Improving the pore-ion size compatibility between poly(ionic liquid)-derived carbons and high-voltage electrolytes for high energy-power supercapacitors

Maximizing carbon capacitance in high-voltage electrolytes has gained increasing interests to resolve the low energy storage concern in supercapacitors. Yet the large ion sizes and high viscosity of such electrolytes greatly thwart their compatibility with the pore diameters of carbon electrodes, leading to sluggish charge transport and unsatisfied energy-power outputs. Herein, heteroatom-doped, hierarchical porous carbons are derived from a high-carbon-yield main-chain poly(ionic liquid) bearing NH2+: HSO4- ion pairs and rigid aromatic backbones, followed by tailoring the 3D porous architecture through alkali ion exchange and in-situ activation.
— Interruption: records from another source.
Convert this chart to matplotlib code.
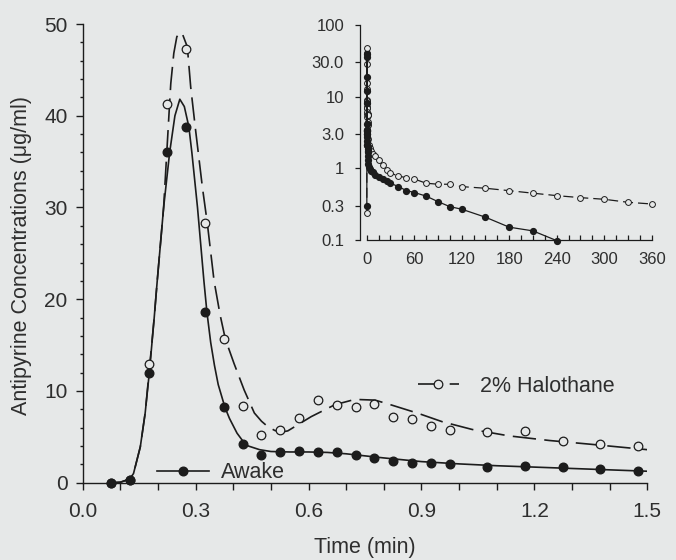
import matplotlib
matplotlib.use("Agg")
import matplotlib.pyplot as plt
from matplotlib.ticker import MultipleLocator, FixedLocator, FixedFormatter, NullLocator
from matplotlib.lines import Line2D

plt.rcParams['font.family'] = ['Liberation Sans', 'DejaVu Sans']

# ── main panel: sampled points (min, ug/ml) ──
t_obs = [0.075, 0.125, 0.175, 0.225, 0.275, 0.325, 0.375, 0.425, 0.475, 0.525,
         0.575, 0.625, 0.675, 0.725, 0.775, 0.825, 0.875, 0.925, 0.975,
         1.075, 1.175, 1.275, 1.375, 1.475]
awake_obs = [0.0, 0.3, 12.0, 36.1, 38.8, 18.6, 8.2, 4.2, 3.0, 3.3,
             3.45, 3.35, 3.4, 3.0, 2.7, 2.4, 2.15, 2.1, 2.0,
             1.75, 1.85, 1.7, 1.5, 1.3]
t_hal = [0.075, 0.125, 0.175, 0.225, 0.275, 0.325, 0.375, 0.425, 0.475, 0.525,
         0.575, 0.625, 0.675, 0.725, 0.775, 0.825, 0.875, 0.925, 0.975,
         1.075, 1.175, 1.275, 1.375, 1.475]
halo_obs = [0.0, 0.24, 12.9, 41.3, 47.3, 28.3, 15.65, 8.4, 5.2, 5.7,
            7.0, 9.0, 8.5, 8.2, 8.6, 7.2, 6.9, 6.2, 5.75,
            5.55, 5.6, 4.5, 4.2, 4.0]

# fitted curves
t_fit_awake = [0.075, 0.10, 0.125, 0.135, 0.153, 0.166, 0.177, 0.19, 0.198, 0.215,
               0.231, 0.245, 0.258, 0.27, 0.282, 0.29, 0.305, 0.322, 0.33, 0.34,
               0.35, 0.36, 0.378, 0.39, 0.41, 0.428, 0.44, 0.47, 0.50, 0.55,
               0.60, 0.65, 0.70, 0.80, 0.90, 1.00, 1.10, 1.20, 1.30, 1.40, 1.50]
c_fit_awake = [0.0, 0.05, 0.4, 1.0, 3.9, 7.6, 12.0, 18.0, 22.0, 30.0,
               36.0, 40.0, 41.8, 41.0, 38.8, 36.0, 30.0, 22.0, 18.6, 15.3,
               12.8, 10.7, 8.2, 7.0, 5.4, 4.4, 4.0, 3.6, 3.4, 3.35,
               3.35, 3.3, 3.15, 2.7, 2.3, 2.05, 1.85, 1.7, 1.55, 1.4, 1.25]
t_fit_halo = [0.075, 0.10, 0.125, 0.135, 0.153, 0.166, 0.177, 0.19, 0.198, 0.215,
              0.229, 0.234, 0.242, 0.25, 0.258, 0.266, 0.278, 0.287, 0.300, 0.318,
              0.331, 0.349, 0.365, 0.379, 0.402, 0.429, 0.456, 0.475, 0.492, 0.51,
              0.527, 0.545, 0.563, 0.607, 0.67, 0.723, 0.777, 0.821, 0.892, 0.955,
              1.035, 1.133, 1.24, 1.347, 1.50]
c_fit_halo = [0.0, 0.05, 0.4, 1.0, 3.9, 7.6, 12.3, 18.0, 22.0, 30.0,
              40.0, 43.5, 46.8, 48.6, 49.1, 48.8, 47.5, 43.1, 38.4, 32.2,
              28.3, 22.0, 18.3, 15.65, 13.0, 10.1, 7.6, 6.7, 6.1, 5.7,
              5.5, 5.65, 6.1, 7.2, 8.5, 9.08, 9.0, 8.46, 7.55, 6.65,
              5.8, 5.1, 4.6, 4.2, 3.6]

# ── inset: later samples (min) ──
t_late_awake = [2, 3, 4, 5, 7.5, 10, 15, 20, 25, 30, 40, 50, 60, 75, 90, 105,
                120, 150, 180, 210, 240]
c_late_awake = [1.15, 1.05, 0.98, 0.93, 0.88, 0.82, 0.76, 0.7, 0.66, 0.62, 0.556,
                0.49, 0.46, 0.41, 0.343, 0.292, 0.269, 0.208, 0.151, 0.134, 0.098]
t_late_halo = [2, 3, 4, 5, 7.5, 10, 15, 20, 25, 30, 40, 50, 60, 75, 90, 105,
               120, 150, 180, 210, 240, 270, 300, 330, 360]
c_late_halo = [2.6, 2.1, 1.9, 1.75, 1.6, 1.5, 1.3, 1.1, 0.95, 0.86, 0.78, 0.74,
               0.71, 0.62, 0.60, 0.60, 0.556, 0.527, 0.488, 0.45, 0.416, 0.39,
               0.37, 0.336, 0.318]
inset_yticks = [0.1, 0.3, 1, 3, 10, 30, 100]
inset_ylabels = ["0.1", "0.3", "1", "3.0", "10", "30.0", "100"]

BG = "#e6e8e8"
INK = "#1c1c1c"
TXT = "#2e2e2e"
W, H = 676, 560

fig = plt.figure(figsize=(W / 100, H / 100), dpi=100, facecolor=BG)

# ── main axes ──
ax = fig.add_axes([82.7 / W, 77.3 / H, 564.6 / W, 458.7 / H])
ax.set_facecolor(BG)
ax.plot(t_fit_awake, c_fit_awake, color=INK, lw=1.2)
ax.plot(t_fit_halo, c_fit_halo, color=INK, lw=1.2, dashes=(14, 5))
ax.plot(t_hal, halo_obs, "o", mfc=BG, mec=INK, mew=0.9, ms=6.2, clip_on=False, zorder=4)
ax.plot(t_obs, awake_obs, "o", color=INK, ms=6.2, clip_on=False, zorder=5)
ax.set_xlim(0, 1.5)
ax.set_ylim(0, 50)
for s in ("top", "right"):
    ax.spines[s].set_visible(False)
for s in ("left", "bottom"):
    ax.spines[s].set_color(INK)
    ax.spines[s].set_linewidth(1.0)
ax.xaxis.set_major_locator(MultipleLocator(0.3))
ax.xaxis.set_minor_locator(MultipleLocator(0.1))
ax.yaxis.set_major_locator(MultipleLocator(10))
ax.yaxis.set_minor_locator(MultipleLocator(2))
ax.xaxis.set_major_formatter(plt.FuncFormatter(lambda v, p: f"{v:.1f}"))
ax.tick_params(axis="x", which="both", direction="out", length=5, width=1.0,
               color=INK, labelsize=15, labelcolor=TXT, pad=9)
ax.tick_params(axis="y", which="major", direction="out", length=5, width=1.0,
               color=INK, labelsize=15, labelcolor=TXT, pad=6)
ax.tick_params(axis="y", which="minor", direction="out", length=2.5, width=1.0, color=INK)

fig.text(21.7 / W, 1 - 256 / H, "Antipyrine Concentrations (μg/ml)", rotation=90,
         ha="center", va="center", fontsize=15.5, color=TXT)
fig.text(365 / W, 1 - 548 / H, "Time (min)", ha="center", va="center",
         fontsize=15.5, color=TXT)

h_awake = Line2D([], [], color=INK, lw=1.2, marker="o", ms=6.2)
h_halo = Line2D([], [], color=INK, lw=1.2, dashes=(14, 5), marker="o",
                mfc=BG, mec=INK, mew=0.9, ms=6.2)
leg1 = fig.legend(handles=[h_awake], labels=["Awake"], loc="center left",
                  bbox_to_anchor=(157 / W, 1 - 473 / H), frameon=False,
                  borderpad=0, borderaxespad=0, handlelength=2.4,
                  handletextpad=0.55, numpoints=1, fontsize=15.5, labelcolor=TXT)
leg2 = fig.legend(handles=[h_halo], labels=["2% Halothane"], loc="center left",
                  bbox_to_anchor=(418 / W, 1 - 386 / H), frameon=False,
                  borderpad=0, borderaxespad=0, handlelength=1.9,
                  handletextpad=1.0, numpoints=1, fontsize=15.5, labelcolor=TXT)

# ── inset (log scale) ──
ia = fig.add_axes([360 / W, 1 - 240 / H, 291.7 / W, 215 / H])
ia.set_facecolor("none")
ta = [t for t, c in zip(t_obs, awake_obs) if c > 0] + t_late_awake
ca = [c for c in awake_obs if c > 0] + c_late_awake
th = [t for t, c in zip(t_hal, halo_obs) if c > 0] + t_late_halo
ch = [c for c in halo_obs if c > 0] + c_late_halo
ia.plot(th, ch, "-o", color=INK, lw=0.9, dashes=(8, 4), ms=4.2,
        mfc=BG, mec=INK, mew=0.7, clip_on=False)
ia.plot(ta, ca, "-o", color=INK, lw=0.9, ms=4.2, clip_on=False)
ia.set_yscale("log")
ia.set_xlim(-8.5, 360)
ia.set_ylim(0.1, 100)
for s in ("top", "right"):
    ia.spines[s].set_visible(False)
for s in ("left", "bottom"):
    ia.spines[s].set_color(INK)
    ia.spines[s].set_linewidth(0.9)
ia.spines["bottom"].set_bounds(0, 360)
ia.xaxis.set_major_locator(MultipleLocator(60))
ia.xaxis.set_minor_locator(MultipleLocator(15))
ia.yaxis.set_major_locator(FixedLocator(inset_yticks))
ia.yaxis.set_major_formatter(FixedFormatter(inset_ylabels))
ia.yaxis.set_minor_locator(NullLocator())
ia.tick_params(axis="x", which="both", direction="in", length=3.5, width=0.9,
               color=INK, labelsize=12, labelcolor=TXT, pad=9)
ia.tick_params(axis="y", which="major", direction="out", length=3.5, width=0.9,
               color=INK, labelsize=12, labelcolor=TXT, pad=8)

fig.savefig("out.png", dpi=100, facecolor=BG)
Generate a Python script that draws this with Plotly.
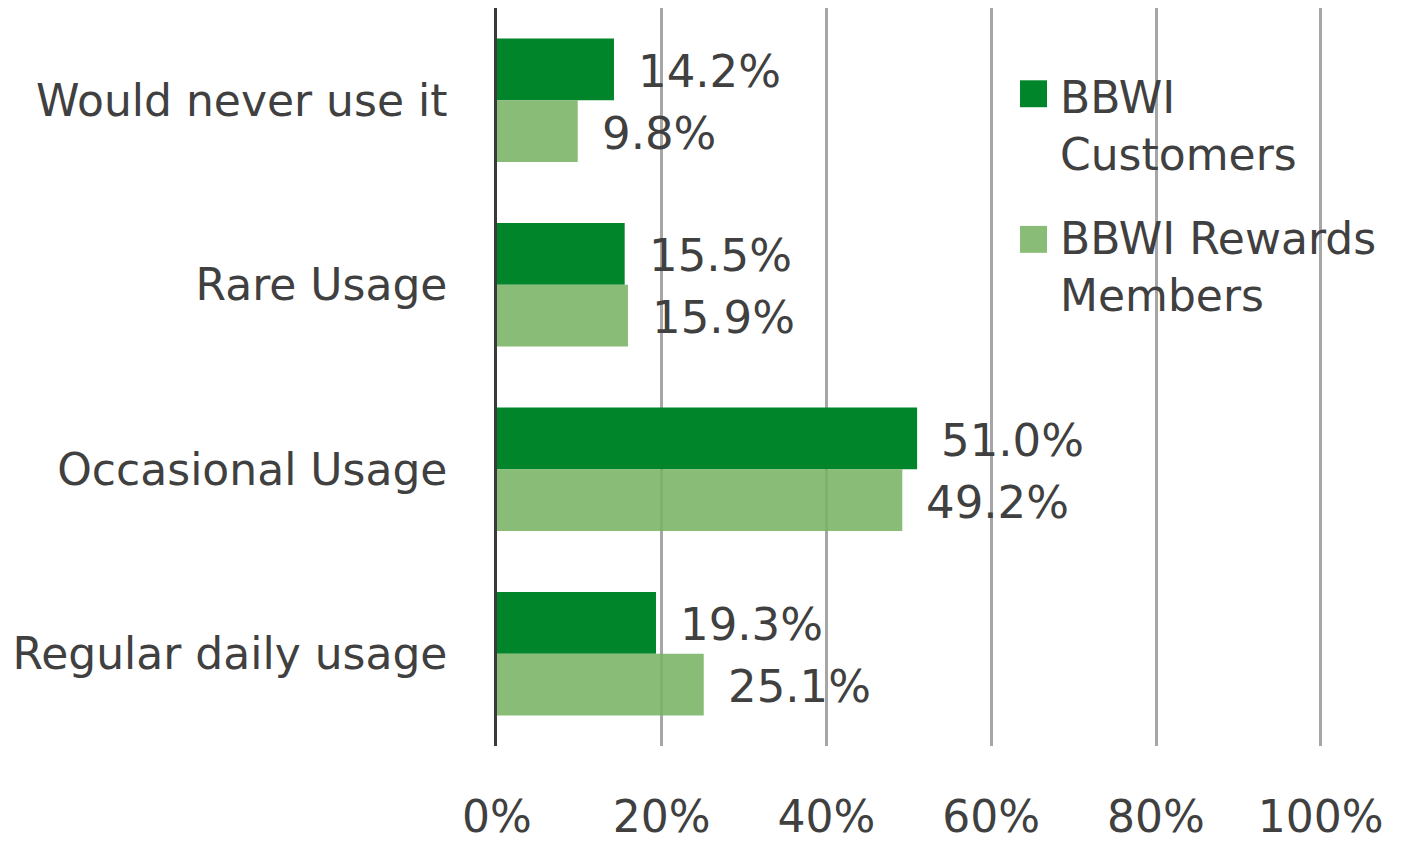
import plotly.graph_objects as go

categories = ["Would never use it", "Rare Usage", "Occasional Usage", "Regular daily usage"]
customers = [0.142, 0.155, 0.510, 0.193]
rewards = [0.098, 0.159, 0.492, 0.251]
series_names = ["BBWI<br>Customers", "BBWI Rewards<br>Members"]
x_ticks = [0, 0.2, 0.4, 0.6, 0.8, 1.0]
x_tick_labels = ["0%", "20%", "40%", "60%", "80%", "100%"]

TEXT = "#404040"
FONT = "DejaVu Sans"
DARK = "rgb(0,133,42)"
LIGHT = "rgba(121,179,100,0.88)"

W, H = 1401, 834
L, R, T, B = 489, 80, 0, 94
PW, PH = W - L - R, H - T - B


def px(fx):
    return (fx - L) / PW


def py(fy):
    return (H - B - fy) / PH


fig = go.Figure()
fig.add_trace(go.Bar(
    y=categories, x=customers, orientation="h", name=series_names[0],
    marker=dict(color=DARK, line=dict(width=0)), showlegend=False,
))
fig.add_trace(go.Bar(
    y=categories, x=rewards, orientation="h", name=series_names[1],
    marker=dict(color=LIGHT, line=dict(width=0)), showlegend=False,
))

for cat, v in zip(categories, customers):
    fig.add_annotation(x=v, y=cat, text=f"{v*100:.1f}%", showarrow=False,
                       xanchor="left", yanchor="middle", xshift=22, yshift=29,
                       font=dict(family=FONT, size=45, color=TEXT))
for cat, v in zip(categories, rewards):
    fig.add_annotation(x=v, y=cat, text=f"{v*100:.1f}%", showarrow=False,
                       xanchor="left", yanchor="middle", xshift=22, yshift=-33,
                       font=dict(family=FONT, size=45, color=TEXT))

# custom legend
legend_items = [(series_names[0], "rgb(0,133,42)", 86, 118),
                (series_names[1], "rgb(137,188,119)", 232, 260)]
for name, col, sq_cy, txt_cy in legend_items:
    fig.add_shape(type="rect", xref="paper", yref="paper",
                  x0=px(1012), x1=px(1039), y0=py(sq_cy + 13.5), y1=py(sq_cy - 13.5),
                  fillcolor=col, line=dict(width=0), layer="above")
    fig.add_annotation(xref="paper", yref="paper", x=px(1050), y=py(txt_cy),
                       text=name, showarrow=False, xanchor="left", yanchor="middle",
                       align="left", font=dict(family=FONT, size=44, color=TEXT))

fig.update_layout(
    width=W, height=H,
    margin=dict(l=L, r=R, t=T, b=B),
    paper_bgcolor="white", plot_bgcolor="white",
    barmode="group", bargap=0.33, bargroupgap=0,
    font=dict(family=FONT, size=44, color=TEXT),
    showlegend=False,
    xaxis=dict(range=[0, 1.01], tickvals=x_ticks, ticktext=x_tick_labels,
               showgrid=True, gridcolor="#a6a6a6", gridwidth=2.5,
               zeroline=False, showline=False, ticks="",
               ticklabelstandoff=41,
               tickfont=dict(family=FONT, size=44, color=TEXT)),
    yaxis=dict(autorange="reversed", showline=True, linecolor="#3a3a3a", linewidth=2.5,
               showgrid=False, ticks="", ticklabelstandoff=38,
               tickfont=dict(family=FONT, size=44, color=TEXT)),
)

fig.write_html("out.html")
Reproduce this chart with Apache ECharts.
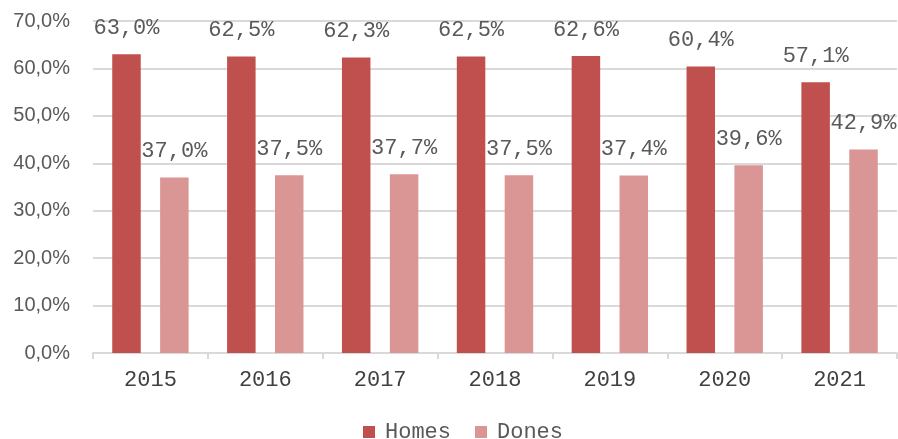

The typical sample (PIL-RbC) has sheet-like geometry, electron-rich N/O heterogeneous dopants, and a vast adsorbing surface (3021 m(2) g(-1)). More importantly, PIL-RbC with ion-matching pores (dominated at 0.80 nm) and ion-transport paths (> 1 nm pores) shows a superb compatibility with 1-ethyl-3-methylimidazolium tetrafluoroborate ionic liquid electrolyte, giving a maximized electrode capacitance of 228 F g(-1) in a symmetric supercapacitor. The PIL-RbC-based device delivers a high energy density up to 119.4 Wh kg(-1) at 397 W kg(-1), and maintains 41.7 Wh kg(-1) at a high power-output of 19.7 kW kg(-1), along with a satisfactory tolerability (91% retention after 10,000 consecutive cycles at 4 V). This strategy sheds light on both synthesizing poly(ionic liquid)-derived heteroatom-doped porous carbons and matching well-designed carbon electrodes with high-potential electrolytes for integrated enhancements in supercapacitor performances.